An weakness shared by all recursive descent parsers is the inability to parse left-recursive rules. Consider the following rule:
rule left_recursive left_recursive 'a' / 'a' end
Logically it should match a list of 'a' characters. But it never consumes anything, because attempting to recognize
left_recursive begins by attempting to recognize
left_recursive, and so goes an infinite recursion. There's always a way to eliminate these types of structures from your grammar. There's a mechanistic transformation called left factorization that can eliminate it, but it isn't always pretty, especially in combination with automatically constructed syntax trees. So far, I have found more thoughtful ways around the problem. For instance, in the interpreter example I interpret inherently left-recursive function application right recursively in syntax, then correct the directionality in my semantic interpretation. You may have to be clever.
Here are a few interesting problems I've encountered. I figure sharing them may give you insight into how these types of issues are addressed with the tools of parsing expressions.
rule string '"' ('\"' / !'"' .)* '"' end
This expression says: Match a quote, then zero or more of, an escaped quote or any character but a quote, followed by a quote. Lookahead assertions are essential for these types of problems.
Say I want to parse a diabolical wiki syntax in which the following interpretations apply.

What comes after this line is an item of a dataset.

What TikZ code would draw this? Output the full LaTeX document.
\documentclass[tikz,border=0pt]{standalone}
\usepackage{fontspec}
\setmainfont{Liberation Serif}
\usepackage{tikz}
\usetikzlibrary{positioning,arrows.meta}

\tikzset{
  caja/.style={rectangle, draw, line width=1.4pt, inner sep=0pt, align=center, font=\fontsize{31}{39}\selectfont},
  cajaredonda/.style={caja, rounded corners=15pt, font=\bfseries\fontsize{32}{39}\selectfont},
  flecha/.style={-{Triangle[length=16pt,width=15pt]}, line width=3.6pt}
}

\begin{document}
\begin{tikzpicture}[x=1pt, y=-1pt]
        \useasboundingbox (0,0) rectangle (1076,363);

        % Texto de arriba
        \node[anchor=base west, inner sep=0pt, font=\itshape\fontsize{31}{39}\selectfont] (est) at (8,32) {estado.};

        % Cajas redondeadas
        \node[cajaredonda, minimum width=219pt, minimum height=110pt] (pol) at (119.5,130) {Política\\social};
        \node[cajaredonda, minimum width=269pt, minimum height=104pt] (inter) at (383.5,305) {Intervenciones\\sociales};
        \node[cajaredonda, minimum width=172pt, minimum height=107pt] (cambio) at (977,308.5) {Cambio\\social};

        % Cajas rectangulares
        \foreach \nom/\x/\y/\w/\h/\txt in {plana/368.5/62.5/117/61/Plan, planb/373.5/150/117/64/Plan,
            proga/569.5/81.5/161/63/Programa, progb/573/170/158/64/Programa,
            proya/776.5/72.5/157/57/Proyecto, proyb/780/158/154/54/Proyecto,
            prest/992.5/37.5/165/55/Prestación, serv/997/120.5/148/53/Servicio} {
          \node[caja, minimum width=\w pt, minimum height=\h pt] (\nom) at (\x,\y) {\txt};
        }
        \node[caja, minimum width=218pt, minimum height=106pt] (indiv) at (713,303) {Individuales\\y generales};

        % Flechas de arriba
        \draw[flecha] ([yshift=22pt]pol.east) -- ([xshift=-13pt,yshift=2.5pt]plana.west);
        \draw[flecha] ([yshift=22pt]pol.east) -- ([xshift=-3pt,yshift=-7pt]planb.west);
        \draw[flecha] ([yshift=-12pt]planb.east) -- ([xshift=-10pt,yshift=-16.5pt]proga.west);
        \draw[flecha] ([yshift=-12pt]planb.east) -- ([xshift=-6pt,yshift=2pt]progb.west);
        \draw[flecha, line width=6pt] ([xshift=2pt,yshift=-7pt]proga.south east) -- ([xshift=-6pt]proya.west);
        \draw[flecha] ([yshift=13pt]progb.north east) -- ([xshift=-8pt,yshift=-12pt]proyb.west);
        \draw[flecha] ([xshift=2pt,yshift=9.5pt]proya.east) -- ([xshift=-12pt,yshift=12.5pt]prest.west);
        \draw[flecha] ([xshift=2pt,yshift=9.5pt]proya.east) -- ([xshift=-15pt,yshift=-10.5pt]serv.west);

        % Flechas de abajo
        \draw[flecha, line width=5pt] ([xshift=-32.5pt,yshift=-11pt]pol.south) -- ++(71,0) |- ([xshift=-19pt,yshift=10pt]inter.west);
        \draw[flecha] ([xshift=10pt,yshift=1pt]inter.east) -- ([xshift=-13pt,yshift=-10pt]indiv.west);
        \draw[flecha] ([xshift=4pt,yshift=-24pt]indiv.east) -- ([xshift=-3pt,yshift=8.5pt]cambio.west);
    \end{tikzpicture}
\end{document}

** *hello* ** --> <strong><em>hello</em></strong> * **hello** * --> <em><strong>hello</strong></em> rule strong '**' (em / !'*' . / '\*')+ '**' end rule em '**' (strong / !'*' . / '\*')+ '**' end
Emphasized text is allowed within strong text by virtue of
em being the first alternative. Since
em will only successfully parse if a matching
* is found, it is permitted, but other than that, no
* characters are allowed unless they are escaped.

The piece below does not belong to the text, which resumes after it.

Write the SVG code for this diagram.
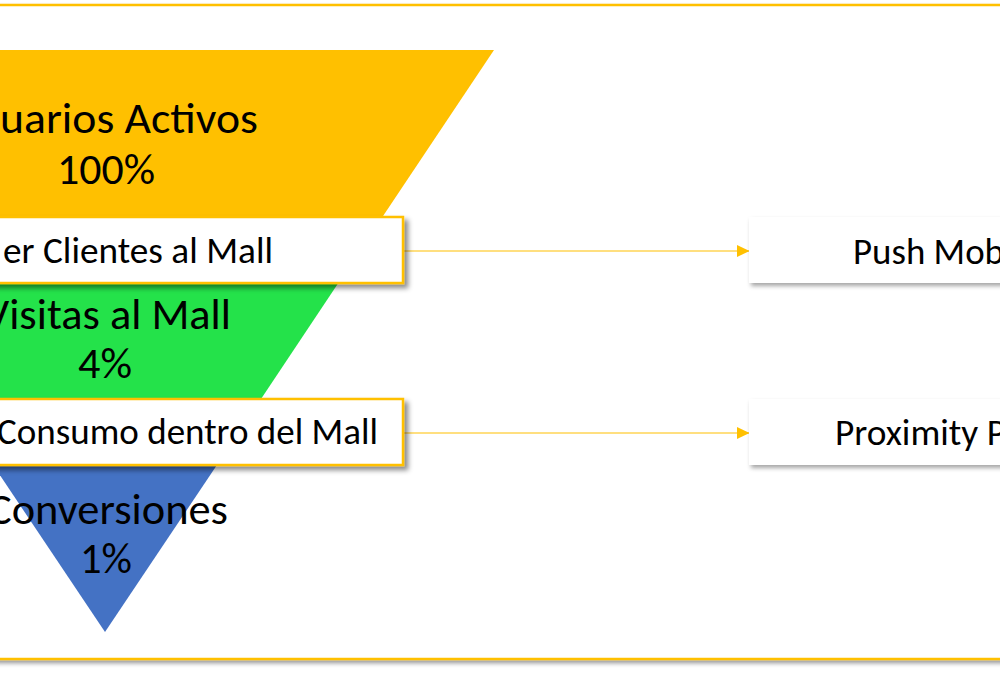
<svg xmlns="http://www.w3.org/2000/svg" width="1000" height="673" viewBox="0 0 1000 673">
  <defs>
    <filter id="shadow" x="-10%" y="-10%" width="130%" height="140%">
      <feDropShadow dx="4" dy="4" stdDeviation="2.5" flood-color="#000" flood-opacity="0.45"/>
    </filter>
    <filter id="softshadow" x="-10%" y="-20%" width="130%" height="160%">
      <feDropShadow dx="2" dy="3" stdDeviation="2" flood-color="#000" flood-opacity="0.35"/>
    </filter>
    <filter id="frameshadow" x="-5%" y="-5%" width="110%" height="110%">
      <feDropShadow dx="0" dy="3" stdDeviation="2" flood-color="#000" flood-opacity="0.4"/>
    </filter>
    <marker id="arrow" viewBox="0 0 12 12" refX="12" refY="6" markerWidth="12" markerHeight="12" markerUnits="userSpaceOnUse" orient="auto">
      <path d="M0,0 L12.5,6 L0,12 Z" fill="#FFC000"/>
    </marker>
  </defs>
  <style>
    text { font-family: "Carlito", "Lato", "Liberation Sans", sans-serif; fill: #000; }
    .big { font-size: 44px; }
    .lbl { font-size: 37px; }
    .box { fill: #fff; stroke: #FFC000; stroke-width: 2.5; }
    .tbox { fill: #fff; }
    .conn { stroke: #FFC000; stroke-width: 1.2; fill: none; }
  </style>
  <rect width="1000" height="673" fill="#fff"/>
  <g id="frame">
    <rect x="-300" y="5" width="1600" height="654" fill="#fff" stroke="#FFC000" stroke-width="2.5" filter="url(#frameshadow)"/>
  </g>
  <g id="funnel-usuarios">
    <polygon points="-284,50 494,50 355,258 -145,258" fill="#FFC000"/>
    <text class="big" x="0" y="133" textLength="258" lengthAdjust="spacingAndGlyphs">uarios Activos</text>
    <text class="big" x="106" y="184" text-anchor="middle" textLength="98" lengthAdjust="spacingAndGlyphs">100%</text>
  </g>
  <g id="funnel-visitas">
    <polygon points="-145,258 355,258 231,444 -21,444" fill="#24E24A"/>
    <text class="big" x="-16" y="329" textLength="247" lengthAdjust="spacingAndGlyphs">Visitas al Mall</text>
    <text class="big" x="105" y="378" text-anchor="middle" textLength="54" lengthAdjust="spacingAndGlyphs">4%</text>
  </g>
  <g id="funnel-conversiones">
    <polygon points="-21,444 231,444 105,632" fill="#4472C4"/>
    <text class="big" x="-12" y="524" textLength="240" lengthAdjust="spacingAndGlyphs">Conversiones</text>
    <text class="big" x="106" y="573" text-anchor="middle" textLength="52" lengthAdjust="spacingAndGlyphs">1%</text>
  </g>
  <g id="connectors">
    <line class="conn" x1="404" y1="251" x2="749" y2="251" marker-end="url(#arrow)"/>
    <line class="conn" x1="404" y1="433" x2="749" y2="433" marker-end="url(#arrow)"/>
  </g>
  <g id="atraer">
    <rect class="box" x="-300" y="217" width="703" height="66" filter="url(#shadow)"/>
    <text class="lbl" x="3" y="263" textLength="270" lengthAdjust="spacingAndGlyphs">er Clientes al Mall</text>
  </g>
  <g id="consumo">
    <rect class="box" x="-300" y="399" width="703" height="66" filter="url(#shadow)"/>
    <text class="lbl" x="-3" y="444" textLength="381" lengthAdjust="spacingAndGlyphs">Consumo dentro del Mall</text>
  </g>
  <g id="push">
    <rect class="tbox" x="749" y="217" width="400" height="66" filter="url(#softshadow)"/>
    <text class="lbl" x="853" y="264" textLength="151" lengthAdjust="spacingAndGlyphs">Push Mob</text>
  </g>
  <g id="proximity">
    <rect class="tbox" x="749" y="399" width="400" height="66" filter="url(#softshadow)"/>
    <text class="lbl" x="835" y="445" textLength="171" lengthAdjust="spacingAndGlyphs">Proximity P</text>
  </g>
</svg>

Say I want to consider a given string a characters only when it occurs in isolation. Lets use the
end keyword as an example. We don't want the prefix of
'enders_game' to be considered a keyword. A naiive implementation might be the following.
rule end_keyword 'end' &space end
This says that
'end' must be followed by a space, but this space is not consumed as part of the matching of
keyword. This works in most cases, but is actually incorrect. What if
end occurs at the end of the buffer? In that case, it occurs in isolation but will not match the above expression. What we really mean is that
'end' cannot be followed by a non-space character.
rule end_keyword 'end' !(!' ' .) end
In general, when the syntax gets tough, it helps to focus on what you really mean. A keyword is a character not followed by another character that isn't a space.